After a tough year, St. Lawrence Seaway looks for ways to rebound
The St. Lawrence Seaway experienced a 14 percent decline in ship transits in 2009 compared with the year earlier, while cargo volumes fell to their lowest levels in almost four decades.
“The economic downturn during the last year has certainly impacted our traffic levels,” said Richard Corfe, president and CEO of the St. Lawrence Seaway Management Corp. The Seaway’s 2009 cargoes with its traditional primary core market of bulk commodities will be approximately 30 million metric tons, the lowest since 1961 or 1962, he said.
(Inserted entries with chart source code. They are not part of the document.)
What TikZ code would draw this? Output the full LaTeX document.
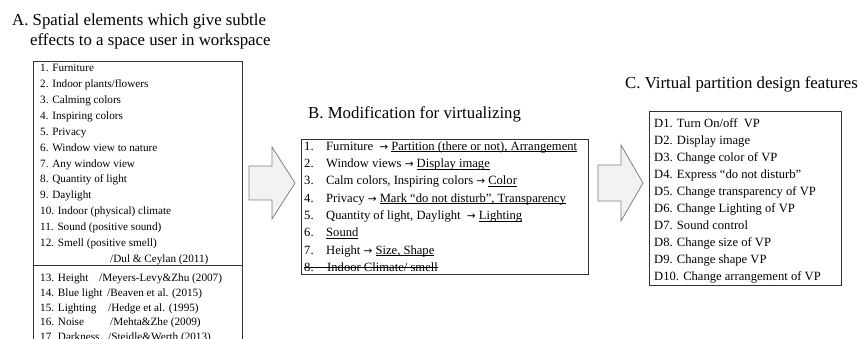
\documentclass[tikz,border=0pt]{standalone}
\usepackage{fontspec}
\setmainfont{Liberation Serif}
\newfontfamily\arrowfont{DejaVu Sans}
\newcommand\ulx[1]{\setbox0\hbox{#1}\rlap{\rule[-1.8pt]{\wd0}{0.6pt}}\box0}
\newcommand\stk[1]{\setbox0\hbox{#1}\rlap{\rule[0.28em]{\wd0}{0.6pt}}\box0}
\newcommand\rarr{{\arrowfont\fontsize{10.5}{10}\selectfont →}}
\definecolor{arrfill}{HTML}{F2F2F2}
\definecolor{arrline}{HTML}{808080}
\definecolor{boxline}{HTML}{333333}
\tikzset{
  ttl/.style={anchor=base west, inner sep=0pt, font=\fontsize{16.8}{18}\selectfont},
  ta/.style={anchor=base west, inner sep=0pt, font=\fontsize{11.2}{13}\selectfont},
  tb/.style={anchor=base west, inner sep=0pt, font=\fontsize{12.6}{14}\selectfont},
  frame/.style={draw=boxline, line width=0.9pt, inner sep=0pt, anchor=north west},
  blockarrow/.style={draw=arrline, fill=arrfill, line width=0.8pt, line join=miter}
}
\begin{document}
\begin{tikzpicture}[x=1pt, y=-1pt]
\useasboundingbox (0,0) rectangle (859,339);
\clip (0,0) rectangle (859,339);
% titles
\node[ttl] (tA1) at (12,25.6) {A. Spatial elements which give subtle};
\node[ttl] (tA2) at (30,45.6) {effects to a space user in workspace};
\node[ttl] (tB) at (308,118.6) {B. Modification for virtualizing};
\node[ttl] (tC) at (625,88.6) {C. Virtual partition design features};
% box A
\node[frame, minimum width=209pt, minimum height=300pt] (boxA) at (33,61) {};
\draw[boxline, line width=0.9pt] (boxA.west |- 0,265) coordinate (dA1) -- (boxA.east |- 0,265) coordinate (dA2);
\foreach \t [count=\i] in {1. Furniture, 2. Indoor plants/flowers, 3. Calming colors, 4. Inspiring colors, 5. Privacy, 6. Window view to nature, 7. Any window view, 8. Quantity of light, 9. Daylight, 10. Indoor (physical) climate, 11. Sound (positive sound), 12. Smell (positive smell)}
  \node[ta] (a\i) at (40,{71.7+15.9*(\i-1)}) {\t};
\node[ta] (aref) at (110,262.8) {/Dul \& Ceylan (2011)};
\node[ta] (a13) at (40,281) {13. Height};
\node[ta] (r13) at (99,281) {/Meyers-Levy\&Zhu (2007)};
\node[ta] (a14) at (40,296.4) {14. Blue light};
\node[ta] (r14) at (107,296.4) {/Beaven et al. (2015)};
\node[ta] (a15) at (40,311.2) {15. Lighting};
\node[ta] (r15) at (108,311.2) {/Hedge et al. (1995)};
\node[ta] (a16) at (40,325.8) {16. Noise};
\node[ta] (r16) at (110,325.8) {/Mehta\&Zhe (2009)};
\node[ta] (a17) at (40,340.4) {17. Darkness};
\node[ta] (r17) at (108,340.4) {/Steidle\&Werth (2013)};
% arrow 1
\draw[blockarrow] (249,166) coordinate (ar1s) -- (272,166) -- (272,147) -- (295,183) coordinate (ar1t) -- (272,219) -- (272,200) -- (249,200) -- cycle;
% box B
\node[frame, minimum width=287pt, minimum height=135pt] (boxB) at (301,139) {};
\foreach \n [count=\i] in {1.,2.,3.,4.,5.,6.,7.}
  \node[tb] (bn\i) at (304,{150.2+17.3*(\i-1)}) {\n};
\node[tb] (b1) at (326,150.2) {Furniture \ \rarr\ \ulx{Partition (there or not), Arrangement}};
\node[tb] (b2) at (326,167.5) {Window views \rarr\ \ulx{Display image}};
\node[tb] (b3) at (326,184.8) {Calm colors, Inspiring colors \rarr\ \ulx{Color}};
\node[tb] (b4) at (326,202.1) {Privacy \rarr\ \ulx{Mark “do not disturb”, Transparency}};
\node[tb] (b5) at (326,219.4) {Quantity of light, Daylight \ \rarr\ \ulx{Lighting}};
\node[tb] (b6) at (326,236.7) {\ulx{Sound}};
\node[tb] (b7) at (326,254.0) {Height \rarr\ \ulx{Size, Shape}};
\node[tb] (b8) at (304,271.3) {\stk{8.\hbox to 13.6pt{}Indoor Climate/ smell}};
% arrow 2
\draw[blockarrow] (598,165) coordinate (ar2s) -- (621,165) -- (621,145) -- (643,183) coordinate (ar2t) -- (621,221) -- (621,201) -- (598,201) -- cycle;
% box C
\node[frame, minimum width=192pt, minimum height=174pt] (boxC) at (649,111) {};
\foreach \t [count=\i] in {D1. Turn On/off \ VP, D2. Display image, D3. Change color of VP, D4. Express “do not disturb”, D5. Change transparency of VP, D6. Change Lighting of VP, D7. Sound control, D8. Change size of VP, D9. Change shape VP, D10. Change arrangement of VP}
  \node[tb] (c\i) at (654,{127.2+17*(\i-1)}) {\t};
\end{tikzpicture}
\end{document}
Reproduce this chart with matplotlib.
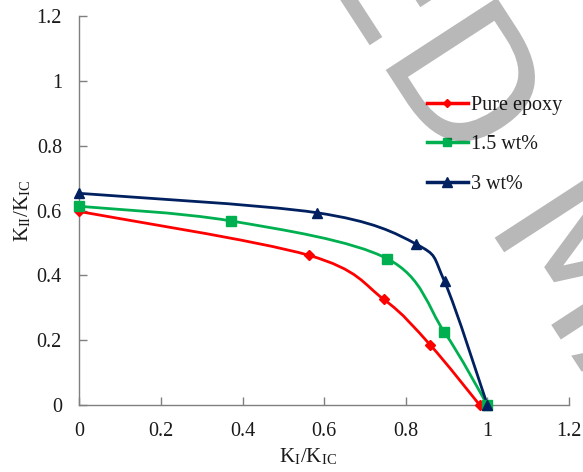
import numpy as np
import matplotlib
matplotlib.use("Agg")
import matplotlib.pyplot as plt
from matplotlib.path import Path
from matplotlib.patches import PathPatch
from matplotlib.lines import Line2D
from matplotlib.textpath import TextPath
from matplotlib.font_manager import FontProperties
from matplotlib.transforms import Affine2D, IdentityTransform

plt.rcParams['font.family'] = ['Liberation Serif', 'DejaVu Serif']
plt.rcParams['mathtext.fontset'] = 'stix'

# ---- data ----
series_names = ["Pure epoxy", "1.5 wt%", "3 wt%"]
x_pure = [0.0, 0.562, 0.746, 0.860, 0.981]
y_pure = [0.597, 0.462, 0.326, 0.185, 0.0]
x_15 = [0.0, 0.371, 0.755, 0.894, 1.0]
y_15 = [0.613, 0.568, 0.451, 0.226, 0.0]
x_3 = [0.0, 0.583, 0.826, 0.895, 1.0]
y_3 = [0.653, 0.593, 0.496, 0.381, 0.0]
x_ticks = [0, 0.2, 0.4, 0.6, 0.8, 1, 1.2]
y_ticks = [0, 0.2, 0.4, 0.6, 0.8, 1, 1.2]
tick_labels = ["0", "0.2", "0.4", "0.6", "0.8", "1", "1.2"]
watermark_a = "ACCEPTED"
watermark_b = "MANUSCRIPT"

colors = ["#FF0000", "#00B050", "#002060"]
markers = ["D", "s", "^"]
msizes = [5, 7, 7.5]

W, H = 583, 472


def smooth_path(xs, ys):
    """Excel-like smoothed line: cubic Bezier segments (Catmull-Rom controls)."""
    p = np.column_stack([xs, ys]).astype(float)
    n = len(p)
    verts = [p[0]]
    codes = [Path.MOVETO]
    for i in range(n - 1):
        p0 = p[i - 1] if i > 0 else p[i]
        p1 = p[i]
        p2 = p[i + 1]
        p3 = p[i + 2] if i + 2 < n else p[i + 1]
        c1 = p1 + (p2 - p0) / 6.0
        c2 = p2 - (p3 - p1) / 6.0
        verts += [c1, c2, p2]
        codes += [Path.CURVE4] * 3
    return Path(verts, codes)


fig = plt.figure(figsize=(W / 100, H / 100), dpi=100)
ax = fig.add_axes([0.136, 0.142, 0.840, 0.824])

data = [(x_pure, y_pure), (x_15, y_15), (x_3, y_3)]
handles = []
for (xs, ys), c, m, ms, name in zip(data, colors, markers, msizes, series_names):
    patch = PathPatch(smooth_path(xs, ys), facecolor='none', edgecolor=c,
                      lw=2.0, transform=ax.transData, zorder=3, clip_on=False)
    ax.add_patch(patch)
    ax.plot(xs, ys, linestyle='none', marker=m, color=c, ms=ms, zorder=4,
            clip_on=False)
    handles.append(Line2D([0], [0], color=c, lw=2.5, marker=m, ms=ms - 1))

ax.set_xlim(0, 1.2)
ax.set_ylim(0, 1.2)
ax.set_xticks(x_ticks)
ax.set_xticklabels(tick_labels)
ax.set_yticks(y_ticks)
ax.set_yticklabels(tick_labels)
for s in ['top', 'right']:
    ax.spines[s].set_visible(False)
for s in ['left', 'bottom']:
    ax.spines[s].set_color('#7f7f7f')
    ax.spines[s].set_linewidth(1.0)
ax.tick_params(direction='in', length=5.5, width=1.0, color='#7f7f7f',
               labelsize=14.5, pad=12.5, labelcolor='#1a1a1a')

ax.set_xlabel(r'K$_{\mathregular{I}}$/K$_{\mathregular{IC}}$', fontsize=15,
              color='#1a1a1a', va='center')
ax.xaxis.set_label_coords(0.467, -0.134)
ax.set_ylabel(r'K$_{\mathregular{II}}$/K$_{\mathregular{IC}}$', fontsize=15,
              color='#1a1a1a', va='center')
ax.yaxis.set_label_coords(-0.116, 0.5)

leg = ax.legend(handles, series_names, loc='upper left',
                bbox_to_anchor=(0.69, 0.82), frameon=False, fontsize=14.5,
                handlelength=2.0, handletextpad=0.15, labelspacing=1.0,
                borderpad=0)
for t in leg.get_texts():
    t.set_color('#1a1a1a')

# ---- watermark (glyph outlines placed in pixel space) ----
fp = FontProperties(family='DejaVu Sans')
tp_a = TextPath((0, 0), watermark_a, size=1, prop=fp)
tp_d = TextPath((0, 0), watermark_a[-1], size=1, prop=fp)
d_left = tp_a.vertices[:, 0].max() - (tp_d.vertices[:, 0].max() - tp_d.vertices[:, 0].min())
space_w = 0.318
d_right_adv = tp_a.vertices[:, 0].max() + 0.07
tp_b = TextPath((d_right_adv + space_w, 0), watermark_b, size=1, prop=fp)
em_px = 182.0
angle = -57.0
anchor_px = (376.0, H - 55.0)
tr = (Affine2D().translate(-d_left, 0).scale(em_px).rotate_deg(angle)
      .translate(*anchor_px))
for tp in (tp_a, tp_b):
    wm = PathPatch(tp, facecolor='black', edgecolor='none', alpha=0.28,
                   transform=tr + IdentityTransform(), zorder=10)
    fig.add_artist(wm)

fig.savefig("out.png", dpi=100)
The 3,639 vessel Seaway transits in 2009 represented a 14 percent decline compared with 2008. The total cargo carried in 2009 declined 25 percent compared with the 43.5 million metric tons carried in 2008. Major cargo reductions were 42.6 percent for iron ore and 21.7 percent for coal, in part because of furnace shutdowns at steel plants in the United States and Canada as auto industry production was reduced.
Looking ahead, Corfe said, “Our concern is that these traditional cargoes, particularly iron ore and coal, are going to be slow recovering cargoes and ultimately may never come back.”
Grain cargo was the bright spot showing a 6.6 percent increase in 2009 compared to 2008.
The Seaway’s declines in ship transits and cargo volume mirrored both the long-term changes in the U.S. and Canadian industrial base and the current depressed global economic conditions.
The $165 million Asset Renewal Program is funding over 50 projects that will rebuild and rehabilitate the 50-year-old Seaway’s infrastructure. New technologies such as hands-free-mooring devices in the locks reduce a vessel’s equipment costs and crewing requirements, thereby increasing Seaway’s competitiveness.
As the economy moves toward a recovery in North America and the rest of the world, the Seaway’s management continues implementation of the “Fund It, Fix It, Grow It” strategic plan that began three years ago to ensure the Seaway remains a viable marine transportation asset, according to Collister Johnson Jr., administrator of the Saint Lawrence Seaway Development Corp.
“Grow It” hopes to counter long-term changes driven by a wide range of forces. While the Seaway’s general cargo and bulk cargoes declined 29.7 percent in 2009, these cargoes represent an area of potential growth as the economy improves. Container traffic should also grow again as the global economy recovers and the Seaway develops niche markets.
For example, Johnson noted that the new tug/barge service between Montreal and the Port of Hamilton, Ontario, avoids “some of the barriers that have impeded such service in the past” such as the 25 percent duty requirement that applies to containerships under Canadian laws.
Johnson believes the Seaway and the Great Lakes can grow the container market in an environmentally sensitive manner if changes in U.S. legislation are enacted to exempt short-sea shipping operations from the harbor maintenance tax.